Mind vs reality: on assumptions and labels

in #philosophy4 years ago

Something that I have noticed when conversing with people, especially with strangers through the internet, is how, perhaps many people, don't live in reality, but simply in their minds. I already knew this, but with some experiential examples it becomes more evident. Have you noticed how people, for example, if they hear you criticize something of capitalism, they automatically think that you are a socialist? And how, however, if they hear you criticize something of socialism, they think you support capitalism? They listen to something you say, and then they jump to some hasty conclusions, assume a few things, and suddenly, they know you more than yourself. A little more and they would know your parents' names. They know what kind of person you are, and all your opinions of anything else, just by one sentence. You can keep the conversation going for a moment, but after a while it becomes clear that these people are not really talking to you, but with an idea that those people have in their mind about who you are. On some occasions my interlocutors have refuted arguments that I have not given simply because they assumed that I believed in them. Maybe that is a kind of madness, but a very common madness that perhaps everyone suffers from, it is possible that I also do it without realizing it. I have my thoughts about madness, but maybe I'll save that for another time.

I know that we all live in our minds to some degree, in the sense that we react not to reality but to what our thoughts tell us is real, to our beliefs. Maybe we do it most of the time. However, there are degrees. There are people who simply know you more and therefore the idea they have about you is closer to reality. And in other cases it is not so. It is not good to assume, although I have always believed that it is good to trust the intuitions that we have about certain people, but don't expect to know a person completely simply because of intuitions.

I think it is important that we see other people as flesh and blood humans and not as ideas in our heads that have no contact with reality. It is easy for us to use a label to designate someone and generalize, and draw conclusions like, "everyone who thinks this is ignorant, dumb, or fool." But when you look at reality and you really know one of those people you realize that many times they are not at all the people you thought they were. There is no person who has a one-dimensional personality like villains or heroes in stories. There is probably no person you can point to and say, this person is only good, or wise, or just. Nor is any of the one you can say, this one is just bad, or dumb, or ignorant. I think that's often the problem, the labels.

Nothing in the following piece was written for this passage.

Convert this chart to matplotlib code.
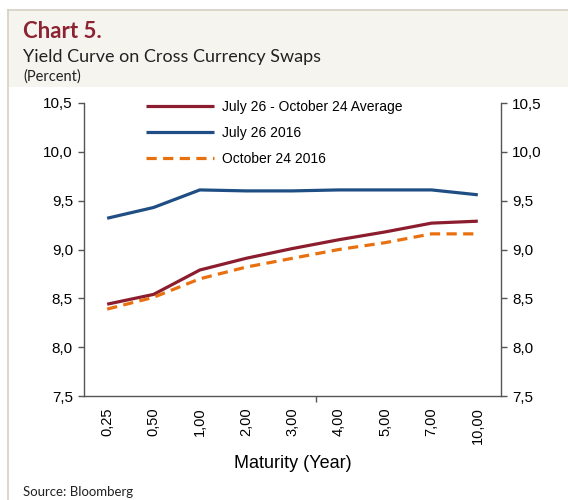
import matplotlib
matplotlib.use("Agg")
import matplotlib.pyplot as plt
from matplotlib.ticker import FuncFormatter
from matplotlib.patches import Rectangle
from matplotlib.lines import Line2D
import numpy as np

categories = ["0,25", "0,50", "1,00", "2,00", "3,00", "4,00", "5,00", "7,00", "10,00"]
avg_values = [8.44, 8.54, 8.79, 8.91, 9.01, 9.10, 9.18, 9.27, 9.29]
jul26_values = [9.32, 9.43, 9.61, 9.60, 9.60, 9.61, 9.61, 9.61, 9.56]
oct24_values = [8.39, 8.51, 8.70, 8.82, 8.91, 9.00, 9.07, 9.16, 9.16]
series_labels = ["July 26 - October 24 Average", "July 26 2016", "October 24 2016"]
y_ticks = [7.5, 8.0, 8.5, 9.0, 9.5, 10.0, 10.5]

plt.rcParams['font.family'] = ['Liberation Sans', 'DejaVu Sans']

W, H = 568, 500
fig = plt.figure(figsize=(W / 100, H / 100), dpi=100)
fig.patch.set_facecolor("white")

def fx(px):
    return px / W

def fy(py):
    return 1 - py / H

# background panels
beige = "#f6f4ee"
fig.add_artist(Rectangle((fx(8), fy(87)), fx(560), fy(10) - fy(87), transform=fig.transFigure,
                         facecolor=beige, edgecolor="none", zorder=0))
fig.add_artist(Line2D([fx(7.5), fx(7.5)], [fy(10), 0], transform=fig.transFigure,
                      color="#d6cfc3", lw=1.2))
fig.add_artist(Line2D([fx(7.5), 1], [fy(10), fy(10)], transform=fig.transFigure,
                      color="#d6cfc3", lw=1.2))

# titles
title_font = ["Lato", "DejaVu Sans"]
fig.text(fx(23), fy(31), "Chart 5.", color="#8c2232", fontsize=16, fontweight="bold",
         family=title_font, va="center", ha="left")
fig.text(fx(23), fy(57), "Yield Curve on Cross Currency Swaps", color="#222222", fontsize=13,
         family=title_font, va="center", ha="left")
fig.text(fx(23), fy(77), "(Percent)", color="#222222", fontsize=10.5,
         family=title_font, va="center", ha="left")
fig.text(fx(23), fy(492), "Source: Bloomberg", color="#222222", fontsize=9.5,
         family=title_font, va="center", ha="left")

ax = fig.add_axes([fx(84), fy(396), fx(501) - fx(84), fy(103) - fy(396)])
ax.set_facecolor("none")
x = np.arange(len(categories))

ax.plot(x, avg_values, color="#8c1d2e", lw=2.3, label=series_labels[0], solid_capstyle="butt")
ax.plot(x, jul26_values, color="#1f4e85", lw=2.3, label=series_labels[1], solid_capstyle="butt")
ax.plot(x, oct24_values, color="#e8700f", lw=2.3, ls=(0, (3.2, 2.0)), label=series_labels[2])

ax.set_xlim(-0.5, len(categories) - 0.5)
ax.set_ylim(7.5, 10.5)
ax.set_yticks(y_ticks)
fmt = FuncFormatter(lambda v, p: f"{v:.1f}".replace(".", ","))
ax.yaxis.set_major_formatter(fmt)

ax.set_xticks(x)
ax.set_xticklabels(categories, rotation=90, fontsize=10.5)
ax.set_xticks([4.5], minor=True)
ax.tick_params(axis="x", which="major", length=0, pad=8)
ax.tick_params(axis="x", which="minor", length=4, width=1, color="#555555", direction="out")
ax.tick_params(axis="y", length=4, width=1, color="#555555", labelsize=11, pad=4, direction="out")

for s in ["top", "right"]:
    ax.spines[s].set_visible(False)
for s in ["left", "bottom"]:
    ax.spines[s].set_color("#555555")
    ax.spines[s].set_linewidth(1)

ax2 = ax.twinx()
ax2.set_ylim(7.5, 10.5)
ax2.set_yticks(y_ticks)
ax2.yaxis.set_major_formatter(fmt)
ax2.tick_params(axis="y", length=4, width=1, color="#555555", labelsize=11, pad=4, direction="out")
for s in ["top", "left", "bottom"]:
    ax2.spines[s].set_visible(False)
ax2.spines["right"].set_color("#555555")
ax2.spines["right"].set_linewidth(1)

ax.set_xlabel("Maturity (Year)", fontsize=13, labelpad=8)

leg = ax.legend(loc="upper left", bbox_to_anchor=((148 - 84 - 2) / 417, 1.01), frameon=False,
                fontsize=10, handlelength=4.9, handletextpad=0.6, labelspacing=0.85, borderpad=0,
                borderaxespad=0)

fig.savefig("out.png", dpi=100)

We must realize that our assumptions are not facts. And if you act for a long time based on these assumptions that your mind makes, at some point you stop living in reality and start living in an illusion. This is a kind of delusion. The universe is a vast and unknown place. Our mind makes us believe that we already know what we need to know, that we already know everything, and that therefore, everything is repetitive. We have to see through these beliefs to be able to perceive reality as it is. The world is really a colorful place, not everything is black and white, we might be able to see it if we can avoid all these mental traps.